## YOUR GOAL
Quote precisely the run of lines opening with the line containing "Reproduce this diagram with TikZ." and closing with the line containing "(inf) at (178.5,581)", and nothing else.

## INFORMATION SHOWN
--------------------------------
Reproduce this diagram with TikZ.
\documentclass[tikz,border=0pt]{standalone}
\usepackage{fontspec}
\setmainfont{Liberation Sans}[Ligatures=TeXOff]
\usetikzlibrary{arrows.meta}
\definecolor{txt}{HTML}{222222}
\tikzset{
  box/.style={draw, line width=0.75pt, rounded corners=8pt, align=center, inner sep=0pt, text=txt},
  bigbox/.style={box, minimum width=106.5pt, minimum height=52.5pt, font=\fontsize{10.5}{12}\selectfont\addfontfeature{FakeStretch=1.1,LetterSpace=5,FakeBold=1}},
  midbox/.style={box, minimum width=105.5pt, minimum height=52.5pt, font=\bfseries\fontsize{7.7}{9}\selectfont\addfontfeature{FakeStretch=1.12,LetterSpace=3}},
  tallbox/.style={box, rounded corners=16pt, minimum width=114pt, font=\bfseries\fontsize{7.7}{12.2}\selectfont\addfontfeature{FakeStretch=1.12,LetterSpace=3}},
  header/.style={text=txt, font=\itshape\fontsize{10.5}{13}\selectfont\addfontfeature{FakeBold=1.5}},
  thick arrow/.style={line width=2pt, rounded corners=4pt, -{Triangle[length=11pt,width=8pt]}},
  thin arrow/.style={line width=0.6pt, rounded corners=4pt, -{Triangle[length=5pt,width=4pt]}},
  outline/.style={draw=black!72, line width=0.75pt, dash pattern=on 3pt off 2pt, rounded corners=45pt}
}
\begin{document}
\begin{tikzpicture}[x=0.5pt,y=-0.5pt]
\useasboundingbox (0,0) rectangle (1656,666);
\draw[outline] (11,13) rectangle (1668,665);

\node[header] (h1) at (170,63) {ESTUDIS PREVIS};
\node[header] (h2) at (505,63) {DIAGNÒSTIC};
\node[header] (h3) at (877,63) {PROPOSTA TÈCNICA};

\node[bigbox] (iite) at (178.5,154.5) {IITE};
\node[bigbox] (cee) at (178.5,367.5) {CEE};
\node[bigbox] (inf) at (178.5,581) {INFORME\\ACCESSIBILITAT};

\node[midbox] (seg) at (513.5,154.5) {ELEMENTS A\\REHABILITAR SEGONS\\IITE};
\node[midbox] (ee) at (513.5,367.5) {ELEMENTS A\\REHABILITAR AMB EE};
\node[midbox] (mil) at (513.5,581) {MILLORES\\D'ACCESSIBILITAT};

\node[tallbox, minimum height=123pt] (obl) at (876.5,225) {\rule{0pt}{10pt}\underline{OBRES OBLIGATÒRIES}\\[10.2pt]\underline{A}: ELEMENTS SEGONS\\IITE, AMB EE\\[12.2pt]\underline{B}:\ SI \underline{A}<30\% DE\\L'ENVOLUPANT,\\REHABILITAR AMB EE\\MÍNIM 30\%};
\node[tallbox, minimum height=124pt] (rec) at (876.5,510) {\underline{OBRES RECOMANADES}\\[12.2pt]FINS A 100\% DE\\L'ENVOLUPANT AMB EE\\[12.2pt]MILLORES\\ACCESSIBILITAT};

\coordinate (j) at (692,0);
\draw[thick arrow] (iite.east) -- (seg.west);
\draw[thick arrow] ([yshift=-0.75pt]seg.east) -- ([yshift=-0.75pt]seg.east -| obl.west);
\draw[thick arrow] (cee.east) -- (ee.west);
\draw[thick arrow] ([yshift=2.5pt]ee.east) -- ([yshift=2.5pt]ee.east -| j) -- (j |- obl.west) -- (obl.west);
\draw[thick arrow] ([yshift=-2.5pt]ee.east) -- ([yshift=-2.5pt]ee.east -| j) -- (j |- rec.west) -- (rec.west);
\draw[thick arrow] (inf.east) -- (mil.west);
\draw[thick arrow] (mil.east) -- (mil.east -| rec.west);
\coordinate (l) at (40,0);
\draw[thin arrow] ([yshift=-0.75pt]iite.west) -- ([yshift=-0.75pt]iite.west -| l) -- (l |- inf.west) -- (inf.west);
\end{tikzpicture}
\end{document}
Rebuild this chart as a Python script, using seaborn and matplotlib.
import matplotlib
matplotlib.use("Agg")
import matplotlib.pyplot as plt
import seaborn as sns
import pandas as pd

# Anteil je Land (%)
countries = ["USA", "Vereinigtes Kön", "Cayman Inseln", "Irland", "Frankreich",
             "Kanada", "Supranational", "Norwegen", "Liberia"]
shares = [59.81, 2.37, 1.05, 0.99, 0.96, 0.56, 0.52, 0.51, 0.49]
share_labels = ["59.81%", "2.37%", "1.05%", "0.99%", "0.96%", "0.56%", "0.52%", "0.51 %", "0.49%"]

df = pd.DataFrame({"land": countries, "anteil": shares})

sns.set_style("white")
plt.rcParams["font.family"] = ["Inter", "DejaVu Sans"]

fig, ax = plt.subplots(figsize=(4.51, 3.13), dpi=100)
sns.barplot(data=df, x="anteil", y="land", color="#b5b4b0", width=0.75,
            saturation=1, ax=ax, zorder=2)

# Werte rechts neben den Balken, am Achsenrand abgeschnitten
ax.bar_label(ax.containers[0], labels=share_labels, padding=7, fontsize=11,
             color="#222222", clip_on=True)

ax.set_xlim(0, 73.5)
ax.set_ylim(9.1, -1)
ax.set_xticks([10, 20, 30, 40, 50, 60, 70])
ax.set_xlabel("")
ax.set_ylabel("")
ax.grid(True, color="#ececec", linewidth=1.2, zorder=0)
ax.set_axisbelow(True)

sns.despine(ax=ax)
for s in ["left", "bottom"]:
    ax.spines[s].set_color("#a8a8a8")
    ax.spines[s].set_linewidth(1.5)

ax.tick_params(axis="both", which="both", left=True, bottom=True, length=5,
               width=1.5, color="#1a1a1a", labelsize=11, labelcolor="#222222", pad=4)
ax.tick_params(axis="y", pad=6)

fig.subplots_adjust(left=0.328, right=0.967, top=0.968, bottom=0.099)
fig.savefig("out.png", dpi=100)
--------------------------------
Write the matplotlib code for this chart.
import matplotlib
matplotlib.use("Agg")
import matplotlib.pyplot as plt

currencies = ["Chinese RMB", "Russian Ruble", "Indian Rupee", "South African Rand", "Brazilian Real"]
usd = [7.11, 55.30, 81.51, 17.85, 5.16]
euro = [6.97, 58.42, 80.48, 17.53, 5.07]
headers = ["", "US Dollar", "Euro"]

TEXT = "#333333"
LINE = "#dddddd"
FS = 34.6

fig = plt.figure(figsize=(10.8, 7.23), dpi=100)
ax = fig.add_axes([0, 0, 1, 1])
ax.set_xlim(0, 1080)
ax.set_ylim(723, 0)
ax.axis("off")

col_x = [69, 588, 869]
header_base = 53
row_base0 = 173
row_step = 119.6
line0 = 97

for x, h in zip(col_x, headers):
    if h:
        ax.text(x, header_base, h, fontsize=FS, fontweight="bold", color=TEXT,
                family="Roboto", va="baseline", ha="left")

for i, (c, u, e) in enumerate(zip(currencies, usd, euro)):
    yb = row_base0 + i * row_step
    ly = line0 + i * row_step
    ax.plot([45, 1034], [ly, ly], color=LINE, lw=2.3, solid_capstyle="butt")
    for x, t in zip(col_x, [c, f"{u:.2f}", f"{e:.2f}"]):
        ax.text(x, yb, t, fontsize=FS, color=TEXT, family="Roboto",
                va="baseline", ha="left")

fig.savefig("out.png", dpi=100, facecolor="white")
--------------------------------
## WRITTEN SOLUTION
Reproduce this diagram with TikZ.
\documentclass[tikz,border=0pt]{standalone}
\usepackage{fontspec}
\setmainfont{Liberation Sans}[Ligatures=TeXOff]
\usetikzlibrary{arrows.meta}
\definecolor{txt}{HTML}{222222}
\tikzset{
  box/.style={draw, line width=0.75pt, rounded corners=8pt, align=center, inner sep=0pt, text=txt},
  bigbox/.style={box, minimum width=106.5pt, minimum height=52.5pt, font=\fontsize{10.5}{12}\selectfont\addfontfeature{FakeStretch=1.1,LetterSpace=5,FakeBold=1}},
  midbox/.style={box, minimum width=105.5pt, minimum height=52.5pt, font=\bfseries\fontsize{7.7}{9}\selectfont\addfontfeature{FakeStretch=1.12,LetterSpace=3}},
  tallbox/.style={box, rounded corners=16pt, minimum width=114pt, font=\bfseries\fontsize{7.7}{12.2}\selectfont\addfontfeature{FakeStretch=1.12,LetterSpace=3}},
  header/.style={text=txt, font=\itshape\fontsize{10.5}{13}\selectfont\addfontfeature{FakeBold=1.5}},
  thick arrow/.style={line width=2pt, rounded corners=4pt, -{Triangle[length=11pt,width=8pt]}},
  thin arrow/.style={line width=0.6pt, rounded corners=4pt, -{Triangle[length=5pt,width=4pt]}},
  outline/.style={draw=black!72, line width=0.75pt, dash pattern=on 3pt off 2pt, rounded corners=45pt}
}
\begin{document}
\begin{tikzpicture}[x=0.5pt,y=-0.5pt]
\useasboundingbox (0,0) rectangle (1656,666);
\draw[outline] (11,13) rectangle (1668,665);

\node[header] (h1) at (170,63) {ESTUDIS PREVIS};
\node[header] (h2) at (505,63) {DIAGNÒSTIC};
\node[header] (h3) at (877,63) {PROPOSTA TÈCNICA};

\node[bigbox] (iite) at (178.5,154.5) {IITE};
\node[bigbox] (cee) at (178.5,367.5) {CEE};
\node[bigbox] (inf) at (178.5,581) {INFORME\\ACCESSIBILITAT};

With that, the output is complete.